If all this seems too heady, it’s not. We are invited to tract the invisible energies and images that make up the life we create out of the chards of our family stories/history, about us, about the world, how we adapted to all this, how and where we stopped growing. Our childhood adaptations, Hollis reminds us, is whereour life was first stunted, cut off from the free-flow; but, as he reminds us: We are not what happened to us. We are not the messages and stories about us we received as children.
Our task as adults? Finding our purpose in our particular corner of the dark wood. Discovering our meaning, why we are here, the who and what that is revealed with conscious living — discovering our path to enlargement. Because, when we learned to adapt in childhood, in order to be loved, we stopped growing, we short-circuited that journey to our fullest self, that possibility of our allowing more light to enter through us.
One of the things I love about Hollis is his ability to clarify so easily what otherwise seems so abstract. Like, our personal myth. Both Joseph Campbell and Jung first put this question out there for me: What myth are you living? Like we cannot get a handle on our lives unless we know the answer to that. Hollis, in his strategic, simple words and clear explanations, makes this task so much more approachable. Our myth, our driving force, says Hollis, is rooted in those energy-charged values to which we are in service, consciously or not, and the goals they serve – what drives us, what causes us to make the choices we make, to give time to the things we do. I love anyone who can free me from the labyrinthian, tail-chasing, un-answerable life questions that leave me more confused than enlightened. And, Hollis is teacher-par-excellence. He lightens my burden, nourishes my hope, and allows me to enter those unanswerable personal questions that, at one time, seemed so out of range.

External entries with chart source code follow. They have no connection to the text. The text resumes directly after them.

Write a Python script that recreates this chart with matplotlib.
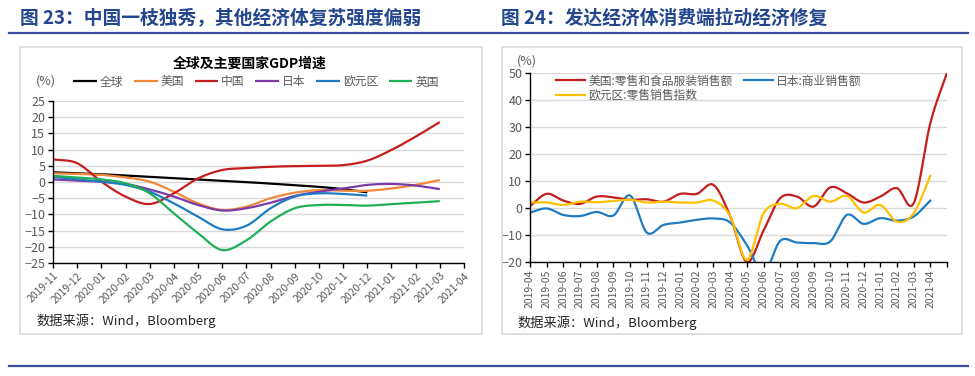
import numpy as np
import matplotlib
matplotlib.use("Agg")
import matplotlib.pyplot as plt
from matplotlib.patches import Rectangle
from matplotlib.lines import Line2D

plt.rcParams['font.family'] = ['Noto Sans CJK SC', 'DejaVu Sans']

# ---------------- data: left chart (GDP growth, %) ----------------
left_months = ["2019-11", "2019-12", "2020-01", "2020-02", "2020-03", "2020-04",
               "2020-05", "2020-06", "2020-07", "2020-08", "2020-09", "2020-10",
               "2020-11", "2020-12", "2021-01", "2021-02", "2021-03", "2021-04"]
gdp_global = [3.0, 2.7, 2.4, 2.0, 1.6, 1.2, 0.8, 0.4, 0.0, -0.5, -1.0, -1.5, -2.2, -3.2]
gdp_us = [2.7, 2.5, 2.2, 1.4, 0.1, -3.0, -6.6, -8.6, -7.6, -5.0, -3.3, -2.5, -2.7, -2.7, -2.0, -0.9, 0.6]
gdp_china = [7.0, 5.8, 0.1, -4.5, -6.8, -3.5, 1.1, 3.7, 4.3, 4.7, 4.9, 5.0, 5.2, 6.6, 9.9, 14.0, 18.5]
gdp_japan = [0.8, 0.4, 0.1, -0.6, -2.3, -4.5, -7.1, -8.8, -8.1, -6.4, -4.3, -3.0, -2.0, -0.9, -0.6, -1.1, -2.2]
gdp_euro = [1.6, 0.8, 0.1, -0.9, -3.0, -6.6, -10.7, -14.6, -13.5, -8.1, -4.5, -3.5, -3.7, -4.2]
gdp_uk = [1.9, 1.4, 0.8, -0.4, -3.5, -9.7, -15.8, -21.0, -18.0, -12.2, -8.1, -7.1, -7.1, -7.3, -6.8, -6.4, -5.9]
left_names = ["全球", "美国", "中国", "日本", "欧元区", "英国"]
left_yticks = [-25, -20, -15, -10, -5, 0, 5, 10, 15, 20, 25]

# ---------------- data: right chart (retail sales yoy, %) ----------------
right_months = ["2019-04", "2019-05", "2019-06", "2019-07", "2019-08", "2019-09",
                "2019-10", "2019-11", "2019-12", "2020-01", "2020-02", "2020-03",
                "2020-04", "2020-05", "2020-06", "2020-07", "2020-08", "2020-09",
                "2020-10", "2020-11", "2020-12", "2021-01", "2021-02", "2021-03", "2021-04"]
us_retail = [0.7, 5.2, 2.7, 1.5, 4.2, 3.9, 3.0, 3.2, 2.3, 5.2, 5.2, 8.5, -3.0, -20.0,
             -8.4, 3.6, 4.2, 0.5, 7.6, 5.4, 2.0, 4.2, 7.3, 1.7, 31.3, 50.0]
jp_sales = [-1.7, -0.2, -2.6, -3.0, -1.5, -2.8, 4.6, -9.1, -6.3, -5.4, -4.4, -3.9, -5.4,
            -13.7, -24.0, -12.2, -12.8, -13.0, -12.4, -2.6, -5.9, -3.8, -4.7, -3.2, 2.7]
ez_retail = [2.0, 2.0, 1.1, 2.3, 2.1, 2.6, 3.0, 2.0, 2.3, 2.0, 2.0, 2.7, -3.0, -19.2,
             -2.0, 1.5, -0.1, 4.4, 2.3, 4.4, -1.7, 1.1, -5.1, -2.0, 11.8]
right_names = ["美国:零售和食品服装销售额", "日本:商业销售额", "欧元区:零售销售指数"]
right_yticks = [-20, -10, 0, 10, 20, 30, 40, 50]

TXT = '#595959'
GRID = '#D9D9D9'


def smooth(ys, n=24):
    """Catmull-Rom smoothing similar to a spreadsheet 'smoothed line'."""
    xs = np.arange(len(ys), dtype=float)
    pts = np.column_stack([xs, np.asarray(ys, dtype=float)])
    P = np.vstack([2 * pts[0] - pts[1], pts, 2 * pts[-1] - pts[-2]])
    out = []
    t = np.linspace(0, 1, n, endpoint=False)[:, None]
    for i in range(1, len(P) - 2):
        p0, p1, p2, p3 = P[i - 1], P[i], P[i + 1], P[i + 2]
        seg = 0.5 * ((2 * p1) + (-p0 + p2) * t + (2 * p0 - 5 * p1 + 4 * p2 - p3) * t ** 2
                     + (-p0 + 3 * p1 - 3 * p2 + p3) * t ** 3)
        out.append(seg)
    out.append(pts[-1:])
    s = np.vstack(out)
    return s[:, 0], s[:, 1]


W, H = 975, 376
fig = plt.figure(figsize=(W / 100, H / 100), dpi=100)


def fx(px):
    return px / W


def fy(py):
    return 1 - py / H


# header titles and rules
title_color = '#24468E'
fig.text(fx(20), fy(18), "图 23：中国一枝独秀，其他经济体复苏强度偏弱", fontsize=13.5,
         fontweight='bold', color=title_color, va='center', ha='left')
fig.text(fx(501), fy(18), "图 24：发达经济体消费端拉动经济修复", fontsize=13.5,
         fontweight='bold', color=title_color, va='center', ha='left')
fig.add_artist(Line2D([fx(9), fx(968)], [fy(32.5), fy(32.5)], color='#3D4DA3', lw=1.6))
fig.add_artist(Line2D([fx(9), fx(968)], [fy(366), fy(366)], color='#3D4DA3', lw=1.6))

# panel boxes
fig.add_artist(Rectangle((fx(19.5), fy(334)), fx(482) - fx(19.5), fy(46.5) - fy(334),
                         fill=False, edgecolor='#DADADA', lw=1.2))
fig.add_artist(Rectangle((fx(502), fy(334)), fx(961.5) - fx(502), fy(46.5) - fy(334),
                         fill=False, edgecolor='#DADADA', lw=1.2))

# ---------------- left chart ----------------
ax1 = fig.add_axes([fx(53), fy(263), fx(464) - fx(53), fy(101) - fy(263)])
left_series = [gdp_global, gdp_us, gdp_china, gdp_japan, gdp_euro, gdp_uk]
left_colors = ['#000000', '#F0883A', '#C41E1E', '#7A3BA6', '#1F7CC4', '#1FAF55']
for ys, c, name in zip(left_series, left_colors, left_names):
    sx, sy = smooth(ys)
    ax1.plot(sx, sy, color=c, lw=1.6, label=name, solid_capstyle='butt')
ax1.set_xlim(0, len(left_months) - 1)
ax1.set_ylim(-25, 25)
ax1.set_yticks(left_yticks)
ax1.set_xticks(range(len(left_months)))
ax1.set_xticklabels(left_months, rotation=45, ha='right', rotation_mode='anchor')
ax1.grid(axis='y', color=GRID, lw=1.0)
ax1.set_axisbelow(True)
for s in ['top', 'right']:
    ax1.spines[s].set_visible(False)
for s in ['left', 'bottom']:
    ax1.spines[s].set_color('#000000')
    ax1.spines[s].set_linewidth(1.0)
ax1.tick_params(axis='both', direction='out', length=3.5, width=1.0, colors='#000000',
                labelcolor=TXT)
ax1.tick_params(axis='y', labelsize=9, pad=2)
ax1.tick_params(axis='x', labelsize=7.5, pad=2)
fig.text(fx(250), fy(64), "全球及主要国家GDP增速", fontsize=10, fontweight='bold',
         color='#000000', ha='center', va='center')
fig.text(fx(36), fy(81), "(%)", fontsize=9, color=TXT, ha='left', va='center')
leg1 = ax1.legend(loc='center', bbox_to_anchor=(fx(256), fy(82)), bbox_transform=fig.transFigure,
                  ncol=6, frameon=False, fontsize=8.5, handlelength=2.0, handletextpad=0.25,
                  columnspacing=0.9, labelcolor=TXT)
fig.text(fx(36), fy(321), "数据来源：Wind，Bloomberg", fontsize=9.5, color='#262626',
         ha='left', va='center')

# ---------------- right chart ----------------
ax2 = fig.add_axes([fx(530), fy(262), fx(947) - fx(530), fy(72.7) - fy(262)])
sx, sy = smooth(us_retail)
l_us, = ax2.plot(sx, sy, color='#C41E1E', lw=1.6, label=right_names[0])
sx, sy = smooth(jp_sales)
l_jp, = ax2.plot(sx, sy, color='#1F7CC4', lw=1.6, label=right_names[1])
sx, sy = smooth(ez_retail)
l_ez, = ax2.plot(sx, sy, color='#FFC000', lw=1.6, label=right_names[2])
ax2.set_xlim(0, len(right_months))
ax2.set_ylim(-20, 50)
ax2.set_yticks(right_yticks)
ax2.set_xticks(range(len(right_months) + 1))
ax2.set_xticklabels(right_months + [""], rotation=90, ha='center', va='top')
ax2.grid(axis='y', color=GRID, lw=1.0)
ax2.set_axisbelow(True)
for s in ['top', 'right']:
    ax2.spines[s].set_visible(False)
for s in ['left', 'bottom']:
    ax2.spines[s].set_color('#000000')
    ax2.spines[s].set_linewidth(1.0)
ax2.tick_params(axis='both', direction='out', length=3.5, width=1.0, colors='#000000',
                labelcolor=TXT)
ax2.tick_params(axis='y', labelsize=9, pad=2)
ax2.tick_params(axis='x', labelsize=7.5, pad=2)
fig.text(fx(527), fy(61), "(%)", fontsize=9, color=TXT, ha='center', va='center')
ax2.legend([l_us, l_ez, l_jp], [right_names[0], right_names[2], right_names[1]],
           loc='upper left', bbox_to_anchor=(fx(554), fy(72)), bbox_transform=fig.transFigure,
           ncol=2, frameon=False, fontsize=8.5, handlelength=2.4, handletextpad=0.3,
           columnspacing=1.0, labelspacing=0.15, borderaxespad=0, borderpad=0.2,
           labelcolor=TXT)
fig.text(fx(517), fy(323), "数据来源：Wind，Bloomberg", fontsize=9.5, color='#262626',
         ha='left', va='center')

fig.savefig("out.png", dpi=100)
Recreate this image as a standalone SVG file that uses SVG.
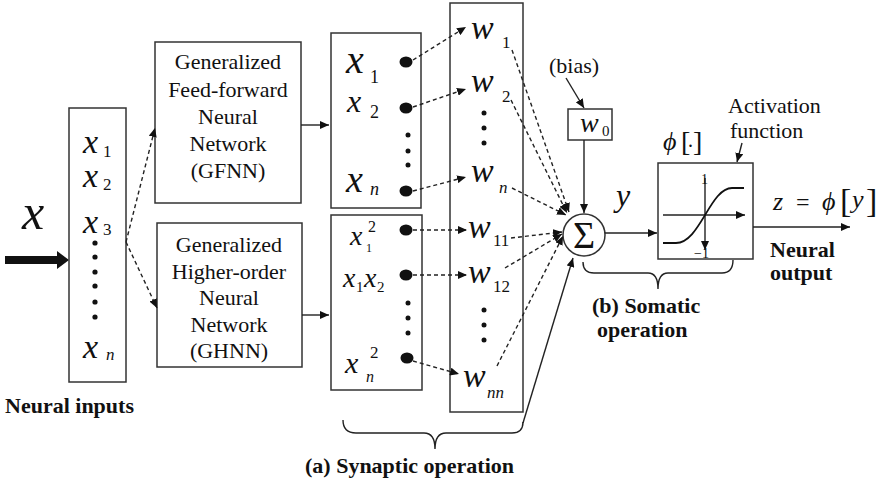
<svg xmlns="http://www.w3.org/2000/svg" width="880" height="487" viewBox="0 0 880 487" style="font-family:'Liberation Serif',serif">
<style>
.box{fill:none;stroke:#333;stroke-width:1.5}
text{font-family:'Liberation Serif',serif !important}
.lbl{font-size:22px;text-anchor:middle;fill:#111}
.b{font-weight:bold;font-size:22px;fill:#111}
.i{font-style:italic;fill:#111}
.n{fill:#111}
.sub{font-size:17px;fill:#111}
.dash{fill:none;stroke:#222;stroke-width:1.4;stroke-dasharray:4 3}
.sol{fill:none;stroke:#222;stroke-width:1.4}
.dot{fill:#111}
</style>
<defs>
<marker id="ah" markerUnits="userSpaceOnUse" markerWidth="10" markerHeight="8" refX="9" refY="4" orient="auto">
<path d="M0,0 L9,4 L0,8 z" fill="#111"/>
</marker>
</defs>
<rect width="880" height="487" fill="#fff"/>

<g id="input">
<text class="i" font-family="Liberation Serif" x="22" y="229" font-size="50">x</text>
<polygon points="5,256 57,256 57,251 69,260 57,269 57,264 5,264" fill="#111"/>
<rect class="box" x="69" y="108" width="57" height="274"/>
<text class="i" font-family="Liberation Serif" x="83" y="153" font-size="34">x</text><text class="sub" font-family="Liberation Serif" x="103" y="157">1</text>
<text class="i" font-family="Liberation Serif" x="83" y="187" font-size="34">x</text><text class="sub" font-family="Liberation Serif" x="103" y="190">2</text>
<text class="i" font-family="Liberation Serif" x="83" y="233" font-size="34">x</text><text class="sub" font-family="Liberation Serif" x="103" y="235">3</text>
<circle class="dot" cx="95" cy="243" r="2.6"/>
<circle class="dot" cx="95" cy="257" r="2.6"/>
<circle class="dot" cx="95" cy="272" r="2.6"/>
<circle class="dot" cx="95" cy="286" r="2.6"/>
<circle class="dot" cx="95" cy="302" r="2.6"/>
<circle class="dot" cx="95" cy="317" r="2.6"/>
<text class="i" font-family="Liberation Serif" x="83" y="358" font-size="34">x</text><text class="i" font-family="Liberation Serif" x="106" y="360" font-size="17">n</text>
<text class="b" font-family="Liberation Serif" x="5" y="413">Neural inputs</text>
</g>

<g id="gfnn">
<rect class="box" x="155" y="42" width="146" height="161"/>
<text class="lbl" font-family="Liberation Serif" x="228" y="69">Generalized</text>
<text class="lbl" font-family="Liberation Serif" x="228" y="97">Feed-forward</text>
<text class="lbl" font-family="Liberation Serif" x="228" y="124">Neural</text>
<text class="lbl" font-family="Liberation Serif" x="228" y="151">Network</text>
<text class="lbl" font-family="Liberation Serif" x="228" y="178">(GFNN)</text>
</g>

<g id="ghnn">
<rect class="box" x="157" y="223" width="145" height="144"/>
<text class="lbl" font-family="Liberation Serif" x="229" y="252">Generalized</text>
<text class="lbl" font-family="Liberation Serif" x="229" y="279">Higher-order</text>
<text class="lbl" font-family="Liberation Serif" x="229" y="305">Neural</text>
<text class="lbl" font-family="Liberation Serif" x="229" y="332">Network</text>
<text class="lbl" font-family="Liberation Serif" x="229" y="358">(GHNN)</text>
</g>

<g id="xfirst">
<rect class="box" x="331" y="33" width="90" height="175"/>
<text class="i" font-family="Liberation Serif" x="346" y="73" font-size="40">x</text><text class="n" font-family="Liberation Serif" x="370" y="83" font-size="18">1</text>
<text class="i" font-family="Liberation Serif" x="347" y="112" font-size="32">x</text><text class="n" font-family="Liberation Serif" x="370" y="118" font-size="18">2</text>
<text class="i" font-family="Liberation Serif" x="346" y="192" font-size="38">x</text><text class="i" font-family="Liberation Serif" x="370" y="195" font-size="18">n</text>
<ellipse class="dot" cx="406" cy="62" rx="6.5" ry="5.5"/>
<ellipse class="dot" cx="406" cy="108" rx="6.5" ry="5.5"/>
<circle class="dot" cx="408" cy="135" r="2.5"/>
<circle class="dot" cx="408" cy="151" r="2.5"/>
<circle class="dot" cx="408" cy="165" r="2.5"/>
<ellipse class="dot" cx="406" cy="191" rx="6.5" ry="5.5"/>
</g>

<g id="xhigh">
<rect class="box" x="331" y="215" width="91" height="175"/>
<text class="i" font-family="Liberation Serif" x="350" y="245" font-size="28">x</text><text class="n" font-family="Liberation Serif" x="368" y="232" font-size="16">2</text><text class="n" font-family="Liberation Serif" x="366" y="252" font-size="12">1</text>
<text class="i" font-family="Liberation Serif" x="343" y="287" font-size="28">x</text><text class="n" font-family="Liberation Serif" x="356" y="292" font-size="15">1</text>
<text class="i" font-family="Liberation Serif" x="364" y="287" font-size="28">x</text><text class="n" font-family="Liberation Serif" x="377" y="292" font-size="15">2</text>
<text class="i" font-family="Liberation Serif" x="345" y="373" font-size="30">x</text><text class="n" font-family="Liberation Serif" x="370" y="358" font-size="17">2</text><text class="i" font-family="Liberation Serif" x="366" y="382" font-size="16">n</text>
<ellipse class="dot" cx="406" cy="230" rx="6.5" ry="5.5"/>
<ellipse class="dot" cx="406" cy="275" rx="6.5" ry="5.5"/>
<circle class="dot" cx="408" cy="303" r="2.5"/>
<circle class="dot" cx="408" cy="318" r="2.5"/>
<circle class="dot" cx="408" cy="333" r="2.5"/>
<ellipse class="dot" cx="407" cy="358" rx="6.5" ry="5.5"/>
</g>

<g id="weights">
<rect class="box" x="450" y="3" width="73" height="409"/>
<text class="i" font-family="Liberation Serif" x="471" y="39" font-size="34">w</text><text class="sub" font-family="Liberation Serif" x="502" y="48">1</text>
<text class="i" font-family="Liberation Serif" x="471" y="92" font-size="34">w</text><text class="sub" font-family="Liberation Serif" x="502" y="102">2</text>
<circle class="dot" cx="484" cy="113" r="2.5"/>
<circle class="dot" cx="484" cy="128" r="2.5"/>
<circle class="dot" cx="484" cy="143" r="2.5"/>
<text class="i" font-family="Liberation Serif" x="471" y="182" font-size="34">w</text><text class="i" font-family="Liberation Serif" x="499" y="193" font-size="17">n</text>
<text class="i" font-family="Liberation Serif" x="468" y="238" font-size="34">w</text><text class="sub" font-family="Liberation Serif" x="493" y="246">11</text>
<text class="i" font-family="Liberation Serif" x="468" y="283" font-size="34">w</text><text class="sub" font-family="Liberation Serif" x="493" y="292">12</text>
<circle class="dot" cx="484" cy="310" r="2.5"/>
<circle class="dot" cx="484" cy="325" r="2.5"/>
<circle class="dot" cx="484" cy="340" r="2.5"/>
<text class="i" font-family="Liberation Serif" x="463" y="387" font-size="34">w</text><text class="i" font-family="Liberation Serif" x="487" y="398" font-size="17">nn</text>
</g>

<g id="bias">
<text class="n" font-family="Liberation Serif" x="549" y="73" font-size="22">(bias)</text>
<rect class="box" x="568" y="109" width="44" height="31"/>
<text class="i" font-family="Liberation Serif" x="580" y="132" font-size="28">w</text><text class="n" font-family="Liberation Serif" x="602" y="136" font-size="15">0</text>
</g>

<g id="sum">
<circle cx="584" cy="235" r="21" fill="#fff" stroke="#333" stroke-width="1.5"/>
<text class="n" font-family="Liberation Serif" x="584" y="248" font-size="38" text-anchor="middle">&#931;</text>
<text class="i" font-family="Liberation Serif" x="616" y="206" font-size="32">y</text>
</g>

<g id="activation">
<text class="n" font-family="Liberation Serif" x="663" y="150" font-size="26"><tspan font-style="italic">&#981;</tspan><tspan x="681" y="151" font-size="28">[</tspan><tspan x="688" y="147" font-size="20">.</tspan><tspan x="693" y="151" font-size="28">]</tspan></text>
<text class="n" font-family="Liberation Serif" x="728" y="113" font-size="22">Activation</text>
<text class="n" font-family="Liberation Serif" x="730" y="138" font-size="22">function</text>
<rect class="box" x="658" y="163" width="95" height="96"/>
<line class="sol" x1="663" y1="215" x2="745" y2="215" marker-end="url(#ah)"/>
<line class="sol" x1="705" y1="178" x2="705" y2="250" marker-end="url(#ah)"/>
<path d="M663,243 L676,243 C700,243 710,188 732,188 L744,188" fill="none" stroke="#111" stroke-width="1.8"/>
<text class="n" font-family="Liberation Serif" x="701" y="184" font-size="14">1</text>
<text class="n" font-family="Liberation Serif" x="694" y="258" font-size="14">&#8722;1</text>
</g>

<g id="output">
<text class="n" font-family="Liberation Serif" x="773" y="210" font-size="26"><tspan font-style="italic">z</tspan><tspan x="796" font-size="24">=</tspan><tspan x="822" font-style="italic">&#981;</tspan><tspan x="840" y="212" font-size="34">[</tspan><tspan x="852" y="208" font-style="italic">y</tspan><tspan x="866" y="212" font-size="34">]</tspan></text>
<text class="b" font-family="Liberation Serif" x="770" y="257">Neural</text>
<text class="b" font-family="Liberation Serif" x="770" y="280">output</text>
</g>

<g id="braces">
<path class="sol" d="M343,420 Q343,433 356,433 L424,433 Q435,433 435,449 Q435,433 446,433 L512,433 Q523,433 523,422"/>
<text class="b" font-family="Liberation Serif" x="305" y="473">(a) Synaptic operation</text>
<path class="sol" d="M583,262 Q583,273 594,273 L648,273 Q658,273 658,289 Q658,273 668,273 L722,273 Q733,273 733,260"/>
<text class="b" font-family="Liberation Serif" x="592" y="313">(b) Somatic</text>
<text class="b" font-family="Liberation Serif" x="597" y="337">operation</text>
</g>

<g id="connectors">
<line class="dash" x1="126" y1="242" x2="155" y2="128" marker-end="url(#ah)"/>
<line class="dash" x1="126" y1="242" x2="157" y2="308" marker-end="url(#ah)"/>
<line class="sol" x1="301" y1="125" x2="329" y2="125" marker-end="url(#ah)"/>
<line class="sol" x1="302" y1="315" x2="329" y2="315" marker-end="url(#ah)"/>
<line class="dash" x1="413" y1="60" x2="466" y2="27" marker-end="url(#ah)"/>
<line class="dash" x1="413" y1="107" x2="466" y2="89" marker-end="url(#ah)"/>
<line class="dash" x1="413" y1="191" x2="466" y2="177" marker-end="url(#ah)"/>
<line class="dash" x1="413" y1="230" x2="467" y2="230" marker-end="url(#ah)"/>
<line class="dash" x1="413" y1="275" x2="467" y2="275" marker-end="url(#ah)"/>
<line class="dash" x1="413" y1="361" x2="459" y2="374" marker-end="url(#ah)"/>
<line class="dash" x1="512" y1="50" x2="569" y2="212" marker-end="url(#ah)"/>
<line class="dash" x1="511" y1="100" x2="567" y2="213" marker-end="url(#ah)"/>
<line class="dash" x1="512" y1="188" x2="566" y2="215" marker-end="url(#ah)"/>
<line class="dash" x1="511" y1="238" x2="562" y2="232" marker-end="url(#ah)"/>
<line class="dash" x1="505" y1="268" x2="562" y2="234" marker-end="url(#ah)"/>
<line class="dash" x1="497" y1="366" x2="563" y2="236" marker-end="url(#ah)"/>
<line class="sol" x1="523" y1="423" x2="573" y2="258" marker-end="url(#ah)"/>
<line class="sol" x1="566" y1="78" x2="584" y2="108" marker-end="url(#ah)"/>
<line class="sol" x1="584" y1="140" x2="584" y2="213" marker-end="url(#ah)"/>
<line class="sol" x1="605" y1="233" x2="657" y2="233" marker-end="url(#ah)"/>
<line class="sol" x1="742" y1="143" x2="737" y2="162" marker-end="url(#ah)"/>
<line class="sol" x1="753" y1="227" x2="850" y2="227" marker-end="url(#ah)"/>
</g>
</svg>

Hollis makes It manageable. If we are, indeed, a tiny speck in an unknowable sea, our task is to gain enough of a grasp on what moves, motivates, enlivens us, so we can realign our moral compass to this unknown sea in which we navigate our lives. Unconscious most of the time, we get glimmers, hope, and out of that, create meaning, what, for Hollis, is “whatever connects us in felt ways to the life of the soul.” This does not mean we escape our personal shortcomings subject to fear, personal complexes, social constraints, but we learn to “suffer them consciously.”
Hollis’ challenge to each of us: Our soul is asking each of us for a larger life than we are personally presently allowing. We are to sniff out soul and meaning, overturning all those false starts we make along the way, discerning whether, “That which I am seeking I will not find here,” and if that is indeed the case, to move on to the next invitation or incarnate soulful image that arises in our day. Our task is to recognize that and to bring back what soulful images or invitation is indeed trying to break through so that we can bring that back to serve our conscious life.
The question: What is the invisible energy manifest in the image (What is trying to come through in this particular circumstance or experience?, and what is behind the particular emotion this circumstance or situation stirs up in me?) Conscious living, indeed. Hollis reminds us, it’s image before consciousness, image before words. A particular (conscious) invitation for moving through the world.
As you can see, this book is a treasure trove of stimulation and reflection, a generous invitation to moving forward into our day. Image before consciousness. Purpose is meaning. We are not our “story” but what wants to enter the world through us. What, in our life, is initiating, allowing, our “path to enlargement”? Our personal struggle is that suffering we have not yet found our meaning in . . . and so much more.
It’s wonderful to have the body of James Hollis’ lifetime work all preserved in one place, in one book. It’s wonderful to imagine we, too, can go on such a grand journey. And it’s wonderful that as Hollis moves into his eightieth year of life, he is probably even now sitting down at his desk and coming up with the next chapter in his amazing soulful journey – more footprints for us to follow to emotional and spiritual enlargement.